Tous égaux face au bruit?
Qu’il s’agisse d’un vrombissement de moto, d’éclats de voix en pleine nuit, du cliquetis d’un ongle pianotant sur un coin de table, les exemples sont infinis et aboutissent à une certitude: non, nous ne sommes pas égaux face aux bruits qui nous assaillent. Face à un même éclat sonore, certains éprouveront de l’enthousiasme, d’autres de l’amusement ou le plus vif des agacements. Dans la balance?
«Une équation mêlant notre mémoire et tous les souvenirs sonores qu’elle recèle ainsi que notre état émotionnel au moment où le bruit survient. Et, bien souvent, en découle une anticipation que notre cerveau ne peut s’empêcher de réaliser, associant par exemple un claquement de portière à un cambriolage imminent si l’on a déjà vécu un tel événement», explique le Dr Stephen Perrig, neurologue et médecin adjoint au service de pneumologie, membre de l’équipe du centre de médecine du sommeil des Hôpitaux universitaires de Genève (HUG).

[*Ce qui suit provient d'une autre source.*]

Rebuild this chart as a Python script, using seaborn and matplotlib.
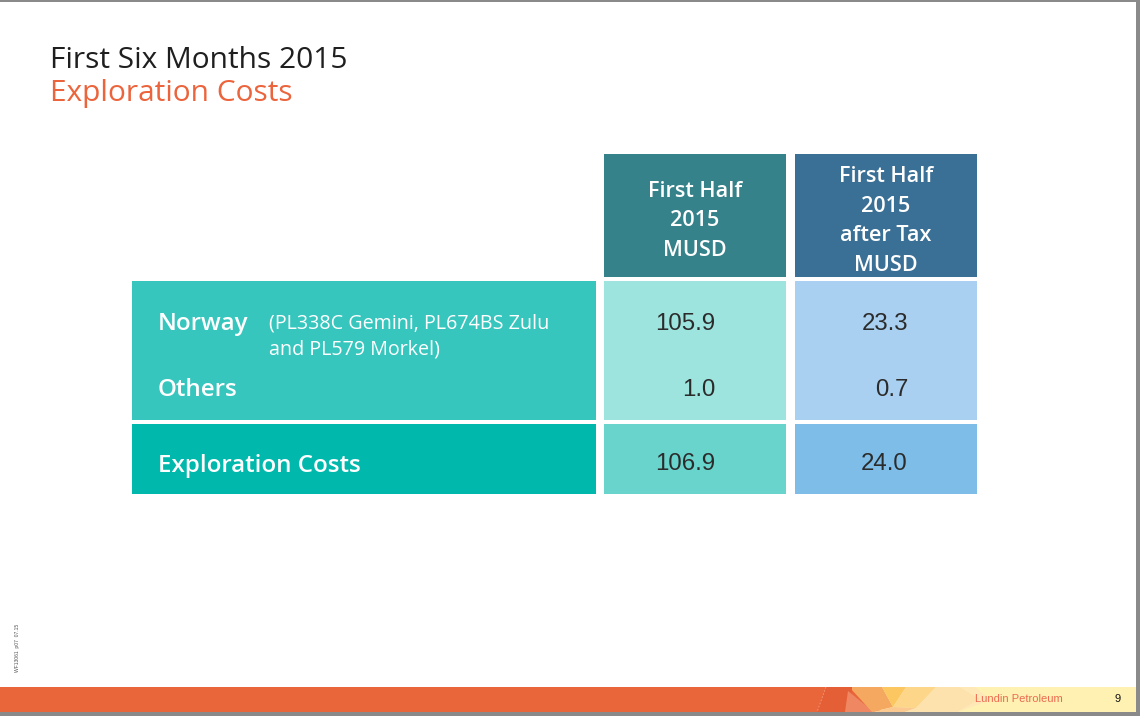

Et chez certaines personnes, la conjugaison de ces facteurs aboutit à un état d’alerte excessif, les rendant irritables la journée et mettant en péril la qualité de leur sommeil la nuit. «Pendant le sommeil, quand nos yeux sont fermés, que notre système moteur et somatosensoriel (système captant les messages sensoriels à la surface du corps, ndlr) n’est pas sollicité, nos oreilles, elles, restent «ouvertes» et le cerveau est à l’écoute. Il ne va alors ainsi cesser de scanner et de trier chaque information auditive, selon ce même prisme individuel alliant notamment état émotionnel et vécu», poursuit l’expert. Et c’est ainsi qu’un bruit passera inaperçu pour certains mais déclenchera un réveil brutal pour d’autres. Dès lors, de jour comme de nuit, les situations peuvent être extrêmes. De là à parler de pathologie? «Même si l’agacement pour certains bruits porte aujourd’hui un nom, la misophonie, on ne la considère pas comme une maladie en soi, mais plutôt comme un trouble derrière lequel peut se cacher autre chose, comme un traumatisme passé ou un état de stress excessif, indique le spécialiste. Quand la gêne devient trop envahissante, il ne faut pas hésiter à consulter, surtout lorsqu’elle affecte la qualité du sommeil, car les conséquences sur la santé sont pernicieuses mais bien réelles.»